The Yelp reviews that were scraped return an unstructured data set of text, so to be able to perform any analysis some data cleansing steps took place. The pages were first re-hosted to a .CSV file and then the following data cleansing steps were performed:
The data was fixed using the lubridayte package so chronological analysis could be made.
Data sets for both places were combined into one data frame with “Venue” as new column specifying which was which.
The data was then broken down to the word level and stop words were removed to avoid skewing analysis.
The NRC and Bing lexicons were also both used in this analysis. For the Bing analysis, further transformations will be made to create sentiment counts.
Question 1: General Attitudes
Question: How do the general attitudes differ between the Cincinnati Zoo and the Newport Aquarium?

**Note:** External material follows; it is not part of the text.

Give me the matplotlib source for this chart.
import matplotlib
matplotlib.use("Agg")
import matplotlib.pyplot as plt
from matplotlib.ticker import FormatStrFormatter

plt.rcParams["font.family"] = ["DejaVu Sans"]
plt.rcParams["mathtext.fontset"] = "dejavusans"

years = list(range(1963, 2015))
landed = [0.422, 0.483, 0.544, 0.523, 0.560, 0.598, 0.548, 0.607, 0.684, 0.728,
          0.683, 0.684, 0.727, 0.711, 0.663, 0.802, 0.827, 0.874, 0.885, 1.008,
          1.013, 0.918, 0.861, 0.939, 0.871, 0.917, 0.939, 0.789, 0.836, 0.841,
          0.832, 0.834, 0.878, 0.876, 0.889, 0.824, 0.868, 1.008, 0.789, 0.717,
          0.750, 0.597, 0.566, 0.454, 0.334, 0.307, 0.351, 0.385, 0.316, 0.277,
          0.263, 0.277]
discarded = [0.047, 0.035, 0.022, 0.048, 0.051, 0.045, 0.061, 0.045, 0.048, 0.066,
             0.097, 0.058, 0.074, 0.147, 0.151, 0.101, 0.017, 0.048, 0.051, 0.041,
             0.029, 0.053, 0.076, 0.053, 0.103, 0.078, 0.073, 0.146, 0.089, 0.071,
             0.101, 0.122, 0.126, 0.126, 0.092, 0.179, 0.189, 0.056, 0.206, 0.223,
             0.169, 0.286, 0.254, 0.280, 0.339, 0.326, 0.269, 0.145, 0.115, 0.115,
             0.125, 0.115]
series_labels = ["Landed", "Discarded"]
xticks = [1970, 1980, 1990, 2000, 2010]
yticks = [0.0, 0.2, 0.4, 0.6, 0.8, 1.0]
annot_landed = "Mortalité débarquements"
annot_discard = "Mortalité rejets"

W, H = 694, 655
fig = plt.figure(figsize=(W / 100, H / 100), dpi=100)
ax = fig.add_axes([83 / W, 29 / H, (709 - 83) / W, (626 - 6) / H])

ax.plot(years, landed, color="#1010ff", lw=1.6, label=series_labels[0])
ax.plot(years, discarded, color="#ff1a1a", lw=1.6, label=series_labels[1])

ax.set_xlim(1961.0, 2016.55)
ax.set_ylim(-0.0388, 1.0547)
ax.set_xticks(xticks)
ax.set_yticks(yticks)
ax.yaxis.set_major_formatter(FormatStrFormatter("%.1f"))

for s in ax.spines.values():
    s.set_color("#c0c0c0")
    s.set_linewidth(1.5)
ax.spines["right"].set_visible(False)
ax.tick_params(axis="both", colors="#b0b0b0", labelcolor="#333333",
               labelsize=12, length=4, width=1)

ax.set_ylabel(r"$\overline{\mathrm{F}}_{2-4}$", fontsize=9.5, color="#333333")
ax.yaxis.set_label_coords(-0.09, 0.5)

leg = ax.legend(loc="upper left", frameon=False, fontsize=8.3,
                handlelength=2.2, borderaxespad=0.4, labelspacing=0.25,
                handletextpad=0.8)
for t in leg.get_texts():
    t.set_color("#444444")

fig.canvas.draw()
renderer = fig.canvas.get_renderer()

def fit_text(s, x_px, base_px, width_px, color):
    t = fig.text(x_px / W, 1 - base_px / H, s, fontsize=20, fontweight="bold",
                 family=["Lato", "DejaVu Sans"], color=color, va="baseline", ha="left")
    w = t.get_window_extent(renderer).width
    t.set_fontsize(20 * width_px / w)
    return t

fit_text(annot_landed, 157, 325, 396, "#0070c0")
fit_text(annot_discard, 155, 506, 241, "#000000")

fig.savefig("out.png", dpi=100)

By answering this question, we will be able to view the public perception of each attraction based off what words are used the most in their Yelp reviews but also if the reviews are positive or negative. To answer this question, we will use the Bing lexicon to create sentiment counts for each word that appears. We can then look into the positive and negative words associated with each attraction as well as the general sentiment.
The above bar graph shows the positive and negative words that appeaared at least 20 times for both the zoo and the aquarium and the number of times they appear. As shown above, there are many words that appear in the reviews for both venues, with the majority of which being positive. However, the aquarium has some more negative words, although these words may not really be negative. Words like “shark” and “tank” are considered negative words in the Bing lexicon, but those are words you would expect to hear when reviewing an aquarium. Based off of this result, these words will be thrown off to not skew further analysis.

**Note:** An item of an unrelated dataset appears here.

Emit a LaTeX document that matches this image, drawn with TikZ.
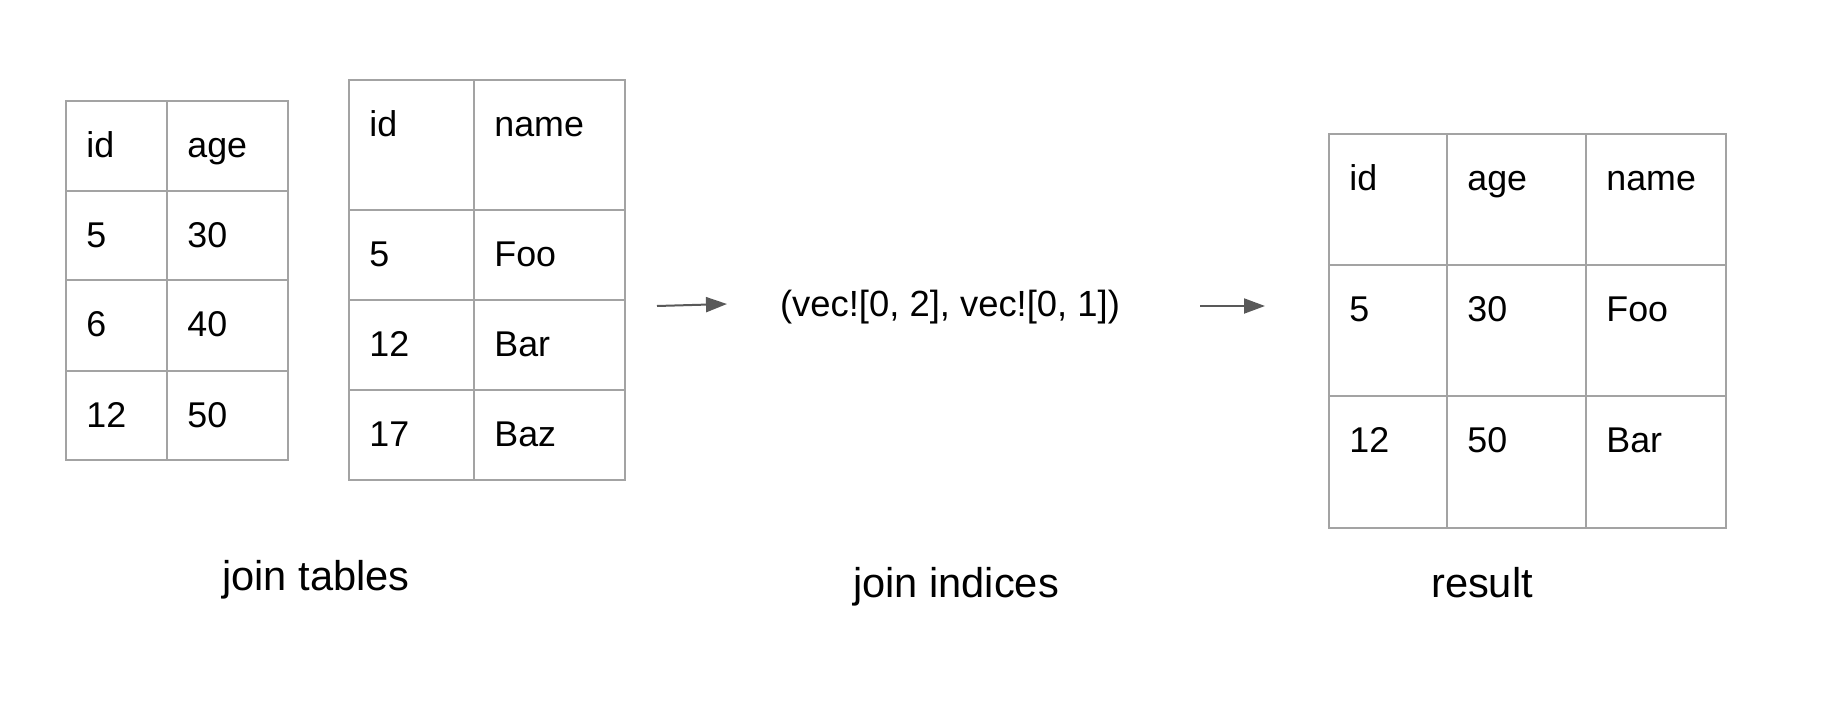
\documentclass[tikz,border=0pt]{standalone}
\usepackage{fontspec}
\setmainfont{Liberation Sans}
\usepackage{xcolor}
\usetikzlibrary{arrows.meta}
\definecolor{mygray}{RGB}{163, 163, 163}
\definecolor{mydark}{RGB}{89, 89, 89}

\tikzset{
  tabline/.style={draw=mygray, line width=1pt},
  cell/.style={anchor=base west, inner sep=0pt, font=\fontsize{17.9}{20}\selectfont},
  lbl/.style={anchor=base, inner sep=0pt, font=\fontsize{20.8}{24}\selectfont},
  arr/.style={-{Triangle[length=10.5pt,width=7.5pt]}, draw=mydark, color=mydark, line width=1pt}
}

\begin{document}
\begin{tikzpicture}[x=0.5pt,y=-0.5pt]
\useasboundingbox (0,0) rectangle (1822,702);

%first table
\draw[tabline] (66,101) rectangle (288,460);
\draw[tabline] (167,101) -- (167,460);
\foreach \y in {191,280,371}{
  \draw[tabline] (66,\y) -- (288,\y);
}
\foreach \r/\a/\b [count=\i] in {101/id/age,191/5/30,280/6/40,371/12/50}{
  \node[cell] (ida\i) at (86,\r+56) {\a};
  \node[cell] (age\i) at (187,\r+56) {\b};
}

%second table
\draw[tabline] (349,80) rectangle (625,480);
\draw[tabline] (474,80) -- (474,480);
\foreach \y in {210,300,390}{
  \draw[tabline] (349,\y) -- (625,\y);
}
\foreach \r/\a/\b [count=\i] in {80/id/name,210/5/Foo,300/12/Bar,390/17/Baz}{
  \node[cell] (idb\i) at (369,\r+56) {\a};
  \node[cell] (name\i) at (494,\r+56) {\b};
}

%result table
\draw[tabline] (1329,134) rectangle (1726,528);
\foreach \x in {1447,1586}{
  \draw[tabline] (\x,134) -- (\x,528);
}
\foreach \y in {265,396}{
  \draw[tabline] (1329,\y) -- (1726,\y);
}
\foreach \r/\a/\b/\c [count=\i] in {134/id/age/name,265/5/30/Foo,396/12/50/Bar}{
  \node[cell] (idr\i) at (1349,\r+56) {\a};
  \node[cell] (ager\i) at (1467,\r+56) {\b};
  \node[cell] (namer\i) at (1606,\r+56) {\c};
}

%indices
\node[cell, anchor=base, font=\fontsize{18.2}{20}\selectfont] (idx) at (950,316) {(vec![0, 2], vec![0, 1])};

\coordinate (a1s) at (657,306);
\coordinate (a1e) at (727,304);
\coordinate (a2s) at (1200,306);
\coordinate (a2e) at (1265,306);
\draw[arr] (a1s) -- (a1e);
\draw[arr] (a2s) -- (a2e);

%captions
\node[lbl] (captab) at (316,590) {join tables};
\node[lbl] (capidx) at (956,597) {join indices};
\node[lbl] (capres) at (1482,597) {result};

\end{tikzpicture}
\end{document}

Aside from words that are being thrown out, the aquarium still has some more negative words like expensive and crowded appearing in the data. This could point to the aquarium having a slightly worse public perception due to the volume of these negative words.
Above is a bar graph that shows the total number of positive and negative words that appear for each venue. It should be noted that the words like “shark”, “tank”, and “tanks” has been excluded based off the results from the previous graph. It is clear that both venues have similar public perceptions that are generally good with far more positive words being used. However, the aquarium has both more negative words and less positive ones. This could point to a slightly more negative public perception towards the aquarium then the Zoo.
Question 2: Emotional Sentiments
Question: What emotions are associated with each attraction?
To answer this question, the NRC lexicon will be used to determine which emotions are associated with each word in the. This will give insight into what emotions each venue brings out of people, identidying strong and weak points for each and how they compare.
This column chart shows the total number of words associated with each emotion for each attraction. Again, both the zoo and aquarium are pretty similar overall, but there are some slight differences. For example, the biggest difference is in the joy and positive emotions. The zoo in this case is higher in both, pointing to more positive feeling about the zoo in the public eye. Once again, the aquarium is slightly more negative and has more fear and anticipation then the zoo. This points to the public feeling a little more stressed and worried when it comes to the aquarium. These things highlight something the aquarium could aim to improve.
Question 3: Sentiments During Different Times
Question: How do sentiments for each attraction change by day of the week or time of the year?
To answer this question, the reviews will be grouped by their day of the week and the month that they occurred. Assuming that a reviewer is placing the review maybe a day or two after they went, or on the day they went, we can use this analysis to determine if there are certain days or times of the year that each attraction is successful or could improve.
Above is a column chart of the total positivity scores for each venue by day of the week. Positivity score is the total number of positive words subtracted by the total number of negative words. Here we can see a few more differences by venue. The zoo seems to have higher positivity over all, but there is one day where the aquarium has more positivity, Saturday. This could highlight mid-week success for the aquarium as people leave reviews in the days following their visit. As for the zoo, the seem to excel on Wednesday, which points to early week and possible weekend success. Higher positivity on Sunday points to success on days like Friday and Saturday for both venues. Wednesday is the biggest difference, in which the Zoo seems to be successful and the aquarium struggles. This could point to weekday struggles for the aquarium and a need for improvement here.
The above column chart is the same analysis as the previous one, but by month instead of day of the week. The aquarium seems to dominate the winter months in the early part of the year, and this is expected since it is an indoor venue and the Zoo is primarily outdoor. The inverse is true for the summer, as the zoo seems to excel, although the aquarium still has a higher score in June. This could highlight a shortcoming for the zoo as the summer should be great time for them.
For the later half of the year, both venues have a low in September. This highlights an area of improvement for both venues as schools are going back but the weather is still nice. The winter months are even, except for December. This again makes sense since the zoo host festival of lights for Christmas.
This graph shows how the Zoo peaks in the summer months and December and the aquarium peaks in January and again towards the summer. This showcases a need for both venues to increase positivity when school is in and where they are already excelling.
Conclusion
Overall, the sentiments and emotions associated with the Cincinnati Zoo and Newport Aquarium are quite similar. The Zoo seems to be more positive overall, and it has more positive emotions associated with it. The fear that some people have for the aquarium seem to lower its public perception. While both venues perform similarly in general throughout the year, the Cincinnati Zoo seems to have a little better perception than the aquarium.